The 4th is a testing par 4 with a monstrous bunker guarding the dogleg and this takes you to the 5th. This is a demanding par 5. The fairway is extremely wide for the drive, but after that it continually  gets more restricted then you're 3rd (cough... 4th) shot is a very difficult test into a small green tucked right up against an old quarry wall. I think the course designer had fun here, shame i didn't after my ball came up to rest against the quarry wall. An impossible shot from there and a ruined card.

From there you have a few nice holes before getting to the signature hole for the course. The par 4 9th which is protected up both sides by water and the shot onto the green is again over the water on the left.







Fortunately, my drive (yep, i went for it) travelled around 260yds right up the middle and i went on to par the hole from a well struck iron into the heart of the green and two solid putts. The drive was intimidating, but i reckon if you don't go for it off the tee, then you're second shot from short of the water is going to be even more difficult than the tee shot!

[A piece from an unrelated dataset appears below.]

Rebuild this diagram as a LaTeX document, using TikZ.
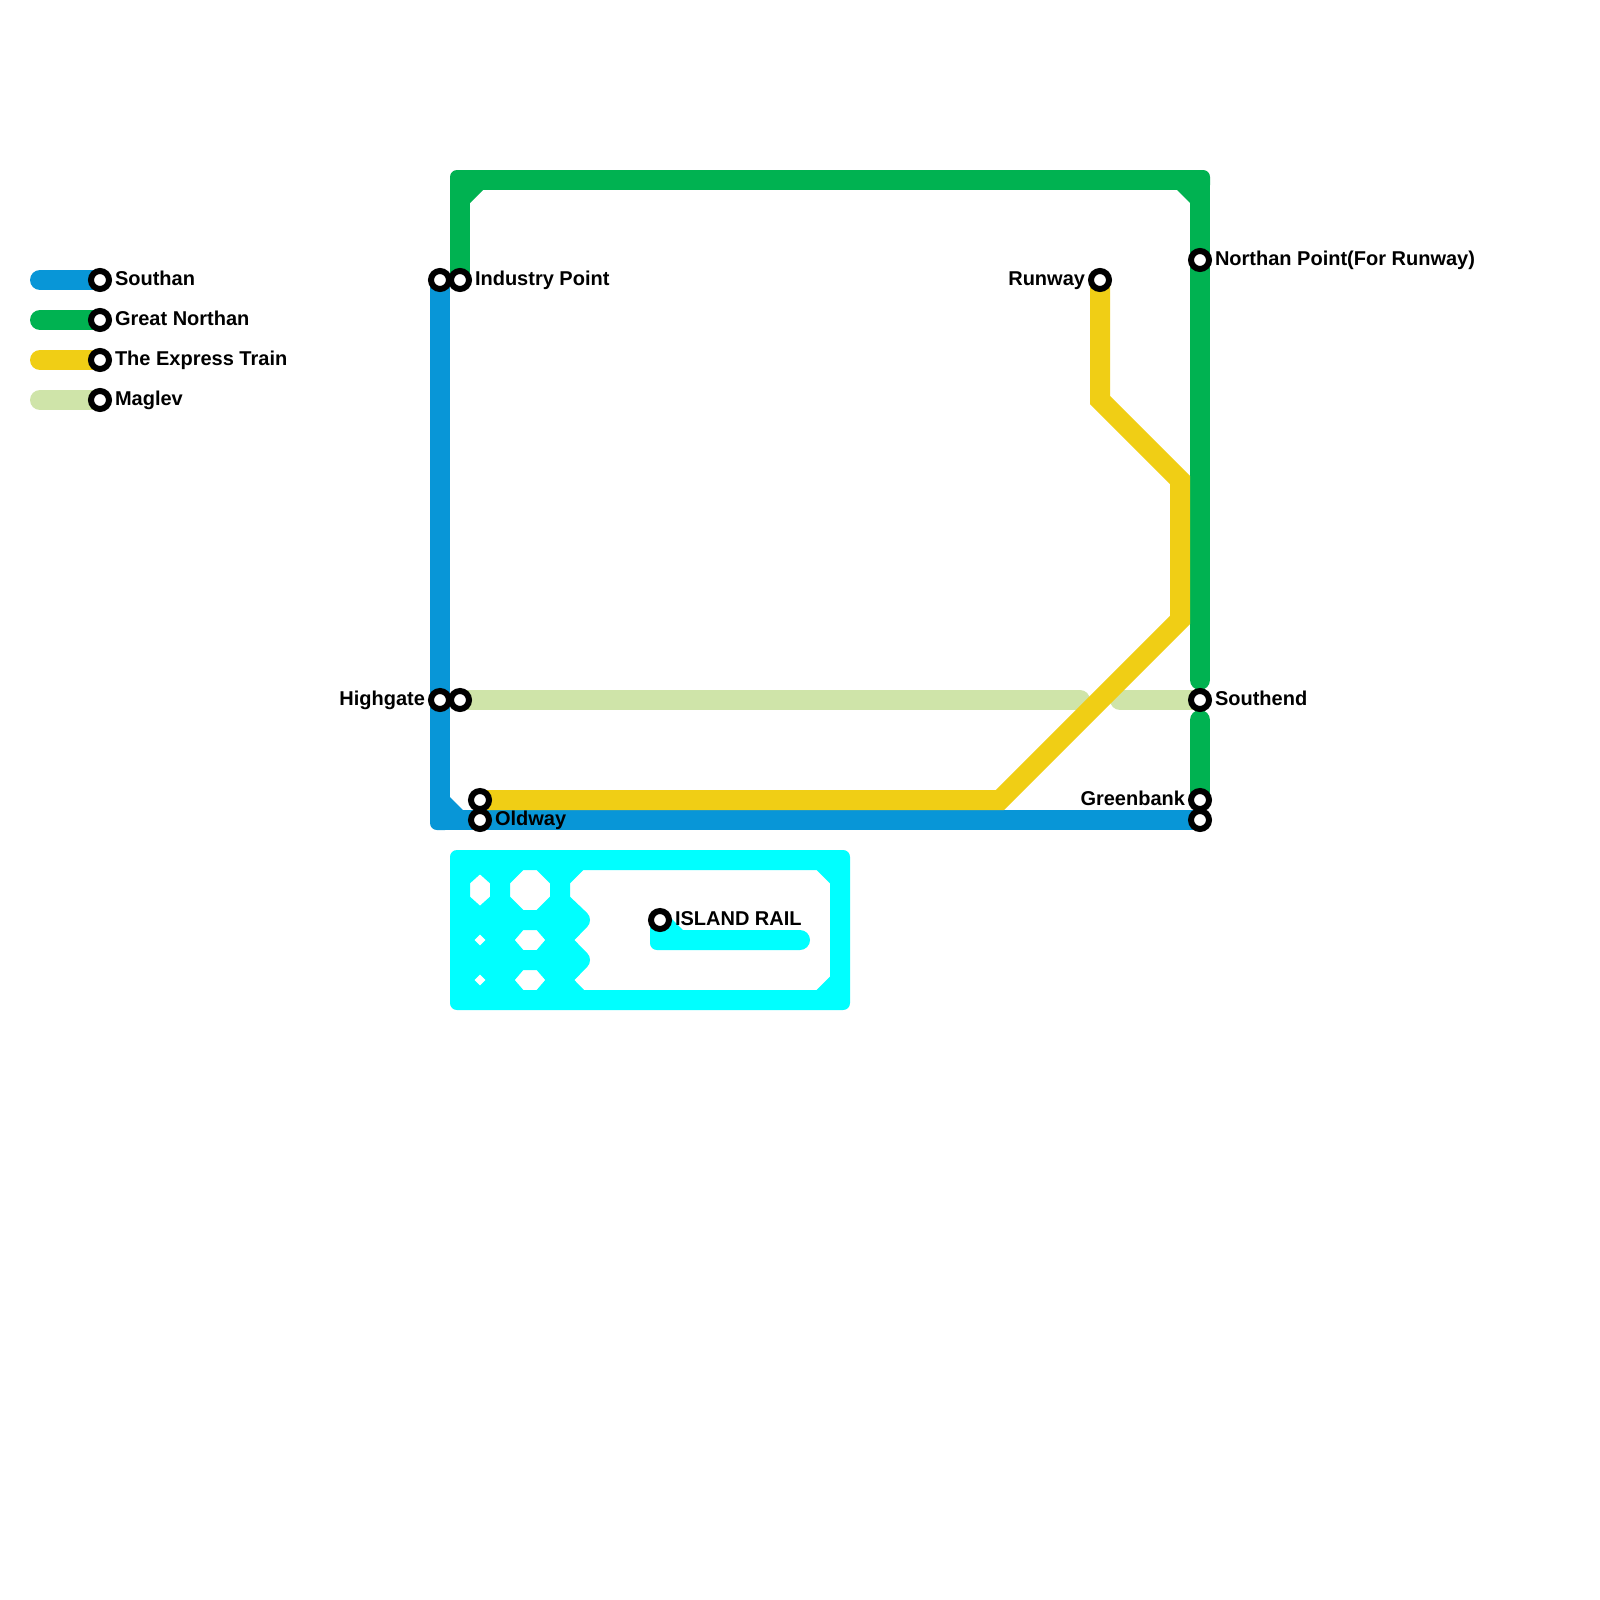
\documentclass[tikz,border=0pt]{standalone}
\usepackage{fontspec}
\setmainfont{Liberation Sans}
\usetikzlibrary{backgrounds}
\definecolor{lblue}{HTML}{0896D7}
\definecolor{lgreen}{HTML}{00B251}
\definecolor{lyellow}{HTML}{F0CE15}
\definecolor{lmaglev}{HTML}{CFE4A9}
\definecolor{lcyan}{RGB}{0,255,255}
\tikzset{
  stn/.style={circle,draw=black,fill=white,line width=3pt,minimum size=9pt,inner sep=0pt,outer sep=0pt},
  lbl/.style={font=\fontsize{10pt}{12pt}\selectfont\bfseries,text=black,inner sep=0pt,outer sep=0pt},
  lblR/.style={lbl,anchor=base west},
  lblL/.style={lbl,anchor=base east},
  metro/.style={line width=10pt,line cap=round,line join=miter},
}
\begin{document}
\begin{tikzpicture}[x=0.5pt,y=-0.5pt]
\useasboundingbox (0,0) rectangle (1600,1600);
% stations
\node[stn] (lg1) at (100,280) {};
\node[stn] (lg2) at (100,320) {};
\node[stn] (lg3) at (100,360) {};
\node[stn] (lg4) at (100,400) {};
\coordinate (ls1) at (40,280);
\coordinate (ls2) at (40,320);
\coordinate (ls3) at (40,360);
\coordinate (ls4) at (40,400);
\node[stn] (south) at (440,280) {};
\node[stn] (indus) at (460,280) {};
\node[stn] (north) at (1200,260) {};
\node[stn] (runway) at (1100,280) {};
\node[stn] (high) at (440,700) {};
\node[stn] (highb) at (460,700) {};
\node[stn] (send) at (1200,700) {};
\node[stn] (green) at (1200,800) {};
\node[stn] (greenb) at (1200,820) {};
\node[stn] (oldy) at (480,800) {};
\node[stn] (old) at (480,820) {};
\node[stn] (island) at (660,920) {};
% corner points
\coordinate (bc) at (440,820);
\coordinate (gc1) at (460,180);
\coordinate (gc2) at (1200,180);
\coordinate (ge1) at (1200,680);
\coordinate (ge2) at (1200,720);
\coordinate (mg1) at (1080,700);
\coordinate (mg2) at (1120,700);
\coordinate (y1) at (1100,400);
\coordinate (y2) at (1180,480);
\coordinate (y3) at (1180,620);
\coordinate (y4) at (1000,800);
% labels
\node[lblR] (t1) at (115,285) {Southan};
\node[lblR] (t2) at (115,325) {Great Northan};
\node[lblR] (t3) at (115,365) {The Express Train};
\node[lblR] (t4) at (115,405) {Maglev};
\node[lblR] (t5) at (475,285) {Industry Point};
\node[lblL] (t6) at (1085,285) {Runway};
\node[lblR] (t7) at (1215,265) {Northan Point(For Runway)};
\node[lblL] (t8) at (425,705) {Highgate};
\node[lblR] (t9) at (1215,705) {Southend};
\node[lblL] (t10) at (1185,805) {Greenbank};
\node[lblR] (t11) at (495,825) {Oldway};
\node[lblR] (t12) at (675,925) {ISLAND RAIL};
\begin{scope}[on background layer]
  \fill[white] (0,0) rectangle (1600,1600);
  % island rail block
  \fill[lcyan,even odd rule]
    (457,850) -- (843,850) .. controls (847,850) and (850,853) .. (850,857)
    -- (850,1003) .. controls (850,1007) and (847,1010) .. (843,1010)
    -- (457,1010) .. controls (453,1010) and (450,1007) .. (450,1003)
    -- (450,857) .. controls (450,853) and (453,850) .. (457,850) -- cycle
    (480,874.3) -- (490,883.3) -- (490,896.7) -- (480,905.7) -- (470,896.7) -- (470,883.3) -- cycle
    (523.3,870) -- (536.7,870) -- (550,883.3) -- (550,896.7) -- (536.7,910) -- (523.3,910) -- (510,896.7) -- (510,883.3) -- cycle
    (480,934.3) -- (485.7,940) -- (480,945.7) -- (474.3,940) -- cycle
    (480,974.3) -- (485.7,980) -- (480,985.7) -- (474.3,980) -- cycle
    (523.3,930) -- (536.7,930) -- (545.3,940) -- (536.7,950) -- (523.3,950) -- (514.7,940) -- cycle
    (523.3,970) -- (536.7,970) -- (545.3,980) -- (536.7,990) -- (523.3,990) -- (514.7,980) -- cycle
    (583.3,870) -- (816.7,870) -- (830,883.3) -- (830,976.7) -- (816.7,990) -- (584,990) -- (574.3,980)
    -- (587.07,967.07) .. controls (591,963.2) and (591,956.8) .. (587.07,952.93)
    -- (574.3,940)
    -- (587.07,927.07) .. controls (591,923.2) and (591,916.8) .. (587.07,912.93)
    -- (570,896.7) -- (570,883.3) -- cycle;
  \fill[lcyan] (650,915) -- (650,943) .. controls (650,947) and (653,950) .. (657,950)
    -- (800,950) .. controls (805.5,950) and (810,945.5) .. (810,940)
    .. controls (810,934.5) and (805.5,930) .. (800,930) -- (683,930) -- (670,917) -- cycle;
  % legend
  \draw[metro,lblue] (ls1) -- (lg1.center);
  \draw[metro,lgreen] (ls2) -- (lg2.center);
  \draw[metro,lyellow] (ls3) -- (lg3.center);
  \draw[metro,lmaglev] (ls4) -- (lg4.center);
  % maglev
  \draw[metro,lmaglev] (highb.center) -- (mg1);
  \draw[metro,lmaglev] (mg2) -- (send.center);
  % blue
  \draw[metro,lblue,line join=round] (south.center) -- (bc) -- (greenb.center);
  \fill[lblue] (445,815) -- (430,815) [rounded corners=3.5pt] -- (430,830) [sharp corners] -- (445,830) -- cycle;
  \fill[lblue] (450,797) -- (463,810) -- (445,815) -- cycle;
  % green
  \draw[metro,lgreen,line join=round] (indus.center) -- (gc1) -- (gc2) -- (ge1);
  \fill[lgreen] (465,185) -- (450,185) [rounded corners=3.5pt] -- (450,170) [sharp corners] -- (465,170) -- cycle;
  \fill[lgreen] (470,203) -- (483,190) -- (465,185) -- cycle;
  \fill[lgreen] (1195,170) [rounded corners=3.5pt] -- (1210,170) [sharp corners] -- (1210,185) -- (1195,185) -- cycle;
  \fill[lgreen] (1190,203) -- (1177,190) -- (1195,185) -- cycle;
  \draw[metro,lgreen] (ge2) -- (green.center);
  % yellow
  \draw[metro,lyellow] (runway.center) -- (y1) -- (y2) -- (y3) -- (y4) -- (oldy.center);
\end{scope}
\end{tikzpicture}
\end{document}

The 10th plays back up the other side of the water and the green is reachable from the tee if you're willing to risk it! I wasn't and sensibly played a hybrid to the middle of the fairway and went on to par the hole.

Then we have the 11th. A lovely par 3 over water to a well bukered green. I regrettably put two balls into the water here and gave up on the hole. We were playing match play, so that didn't matter too much, but it was one of 3 no returns for me on the day.

Following that, i think we have the weakest hole on the course. It's a par 5 with a blind drive up a hill and round a corner with trees on one side and the still very severe rough up the right. A well struck tee shot had me in trouble and so did the recovery hybrid shot. Two NR's in a row and my card was now well and truly wrecked.

The course continues from there with a mix of all the pars and it was on the par 3 16th that i eventually found my 2nd bunker of the day. The first time was way back on the front nine, and i had forgotten how poor the sand in the bunkers was. It was like builders sand, with stones and stone chips everywhere. They hadn't been raked for a while and so after the rain had fallen, they were baked into a very firm (read as solid) concrete like surface. There was no way to play a decent shot. Even if there was, you had no idea that your club was just going to bounce of the sand and thin your ball across the green! This was unacceptable on a course where everything else was of top quality - apart from that rough!

The last hole is a straightforward par 3 which, after some of the delightful holes before it, is a bit of a let down, anti-climax!

So, all in all, a very very nice course, but badly let down by the most punishing rough i have come across and the most shoddily presented and looked after bunkers i've had the misfortune to play out of. They never even had proper bunker sand in them!

Back into the clubhouse/hotel and there were twice as many people there as before (4)! 

Drumoig is in a difficult position. It has a lot of other courses (you know, in that famous golfing town, just down the road) to contend with. It's a lovely course with few weak holes and in very nice condition (apart from those things mentioned earlier). I'd recommend playing the course, but not spending much of your time in the club as you'll just end up sitting there wondering where everyone else is!


----------



## stevek1969 (Aug 25, 2009)

A good review of the course Slugger the 5th IMO is a cracking hole the 9th speaks for itself a great hole but i like the 11th you've got to aim on the house up the right with a draw then a good 3 wood puts you in place , this hole normally plays right into the wind.
The 18th was a long par 4 but complaints by house holders they had to reduce to a par 3, why buy a house on a golf course.
The clubhouse/hotel has about 3 people working in it who do everything, the change rooms are a tip and no money is spent on it.
A good course but you could have joined me at Scotscraig for a lot less money as i posted and got more enjoyment


----------



## slugger (Aug 25, 2009)

A good course but you could have joined me at Scotscraig for a lot less money as i posted and got more enjoyment
		
Click to expand...

I remember your offer, many thanks for that, but i never organised the day out and had no say... i enjoyed the course though.


----------